(Source code of charts)

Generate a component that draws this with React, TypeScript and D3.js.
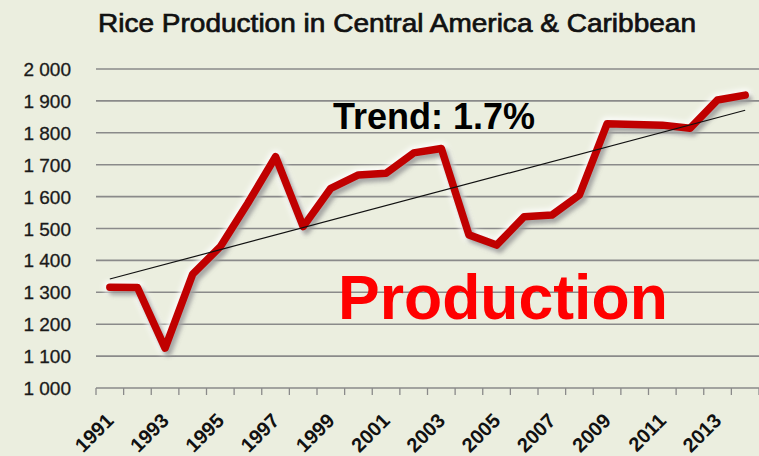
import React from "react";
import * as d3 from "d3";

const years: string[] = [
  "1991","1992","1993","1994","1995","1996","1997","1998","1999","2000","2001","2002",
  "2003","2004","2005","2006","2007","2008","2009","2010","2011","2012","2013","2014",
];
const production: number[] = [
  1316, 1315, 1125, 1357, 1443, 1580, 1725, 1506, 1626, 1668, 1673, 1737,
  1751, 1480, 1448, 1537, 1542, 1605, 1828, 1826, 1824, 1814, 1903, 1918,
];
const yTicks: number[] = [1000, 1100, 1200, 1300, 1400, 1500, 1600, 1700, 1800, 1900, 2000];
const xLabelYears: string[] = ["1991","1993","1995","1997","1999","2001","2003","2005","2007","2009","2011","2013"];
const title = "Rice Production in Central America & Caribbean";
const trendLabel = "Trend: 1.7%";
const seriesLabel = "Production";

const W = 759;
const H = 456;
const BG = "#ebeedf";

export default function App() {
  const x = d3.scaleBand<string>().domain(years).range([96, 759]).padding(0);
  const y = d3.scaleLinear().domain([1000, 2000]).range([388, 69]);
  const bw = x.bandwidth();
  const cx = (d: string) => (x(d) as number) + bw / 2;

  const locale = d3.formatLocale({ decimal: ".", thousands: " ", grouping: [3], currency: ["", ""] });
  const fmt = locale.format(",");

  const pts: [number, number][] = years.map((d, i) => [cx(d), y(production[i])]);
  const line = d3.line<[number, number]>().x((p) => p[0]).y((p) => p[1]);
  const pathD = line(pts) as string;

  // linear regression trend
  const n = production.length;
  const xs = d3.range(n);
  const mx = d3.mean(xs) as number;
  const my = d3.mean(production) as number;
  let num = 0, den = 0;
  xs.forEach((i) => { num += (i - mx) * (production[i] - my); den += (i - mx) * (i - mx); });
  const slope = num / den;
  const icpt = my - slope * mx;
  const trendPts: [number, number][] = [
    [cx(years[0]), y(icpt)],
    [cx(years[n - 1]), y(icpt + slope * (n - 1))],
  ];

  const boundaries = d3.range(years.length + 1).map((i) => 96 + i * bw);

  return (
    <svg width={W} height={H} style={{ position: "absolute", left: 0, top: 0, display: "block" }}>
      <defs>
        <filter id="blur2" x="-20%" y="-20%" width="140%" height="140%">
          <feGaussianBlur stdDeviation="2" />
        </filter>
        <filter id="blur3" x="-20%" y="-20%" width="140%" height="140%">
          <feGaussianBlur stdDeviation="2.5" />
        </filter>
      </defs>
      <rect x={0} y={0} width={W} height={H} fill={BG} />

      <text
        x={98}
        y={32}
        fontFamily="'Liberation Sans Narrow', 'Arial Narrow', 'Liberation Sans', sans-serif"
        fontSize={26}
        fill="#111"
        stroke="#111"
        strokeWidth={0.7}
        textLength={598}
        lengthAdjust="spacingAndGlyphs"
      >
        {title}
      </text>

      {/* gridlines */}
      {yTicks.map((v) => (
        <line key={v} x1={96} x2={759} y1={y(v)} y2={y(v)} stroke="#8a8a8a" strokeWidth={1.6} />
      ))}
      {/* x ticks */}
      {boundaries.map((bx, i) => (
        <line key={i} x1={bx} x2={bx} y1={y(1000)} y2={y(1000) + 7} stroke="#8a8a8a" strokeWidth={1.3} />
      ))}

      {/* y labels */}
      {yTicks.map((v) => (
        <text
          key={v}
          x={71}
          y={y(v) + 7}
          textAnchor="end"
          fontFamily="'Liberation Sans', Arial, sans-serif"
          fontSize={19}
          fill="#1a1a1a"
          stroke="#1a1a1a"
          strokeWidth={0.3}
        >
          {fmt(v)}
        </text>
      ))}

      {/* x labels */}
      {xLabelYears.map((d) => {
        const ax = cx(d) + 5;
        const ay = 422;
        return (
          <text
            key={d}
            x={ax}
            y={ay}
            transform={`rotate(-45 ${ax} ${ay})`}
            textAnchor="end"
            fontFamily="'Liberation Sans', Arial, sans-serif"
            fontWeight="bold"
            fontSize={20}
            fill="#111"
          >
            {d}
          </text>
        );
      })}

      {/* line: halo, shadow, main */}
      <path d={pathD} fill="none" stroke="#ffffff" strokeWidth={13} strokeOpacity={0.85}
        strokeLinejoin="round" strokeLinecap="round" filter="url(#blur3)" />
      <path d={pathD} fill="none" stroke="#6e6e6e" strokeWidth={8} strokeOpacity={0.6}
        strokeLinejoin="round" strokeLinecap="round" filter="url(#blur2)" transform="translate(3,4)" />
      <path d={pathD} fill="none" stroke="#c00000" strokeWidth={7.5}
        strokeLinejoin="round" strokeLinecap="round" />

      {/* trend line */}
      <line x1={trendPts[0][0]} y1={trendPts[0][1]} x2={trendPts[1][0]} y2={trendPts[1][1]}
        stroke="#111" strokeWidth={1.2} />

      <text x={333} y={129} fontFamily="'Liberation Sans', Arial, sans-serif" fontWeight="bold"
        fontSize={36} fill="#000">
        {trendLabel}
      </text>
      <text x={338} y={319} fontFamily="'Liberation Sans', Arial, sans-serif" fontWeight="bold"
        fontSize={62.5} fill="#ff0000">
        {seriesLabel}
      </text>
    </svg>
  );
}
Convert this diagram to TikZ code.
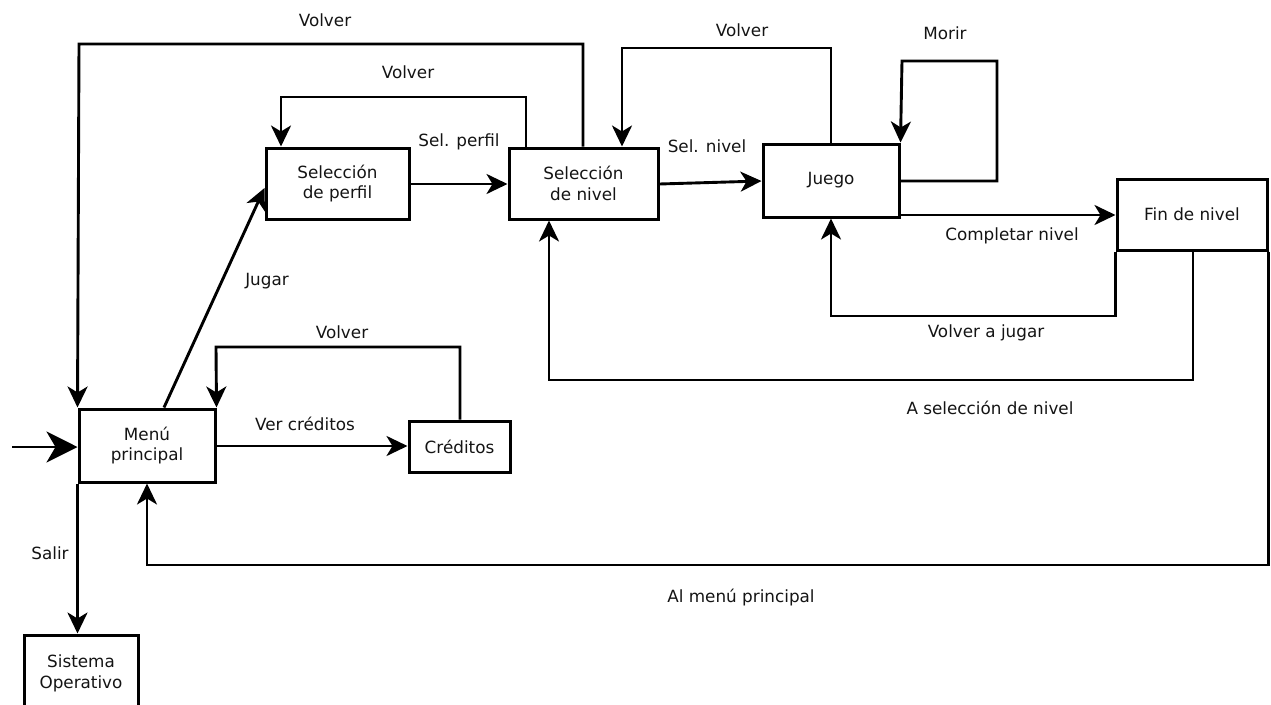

**What the task requires:** Quote only what lies between the first line of the records and the line containing "import * as", please, including both lines and excluding images.

**Solution below:**
Generate a component that draws this with React, TypeScript and D3.js.
import React from "react";
import * as d3 from "d3";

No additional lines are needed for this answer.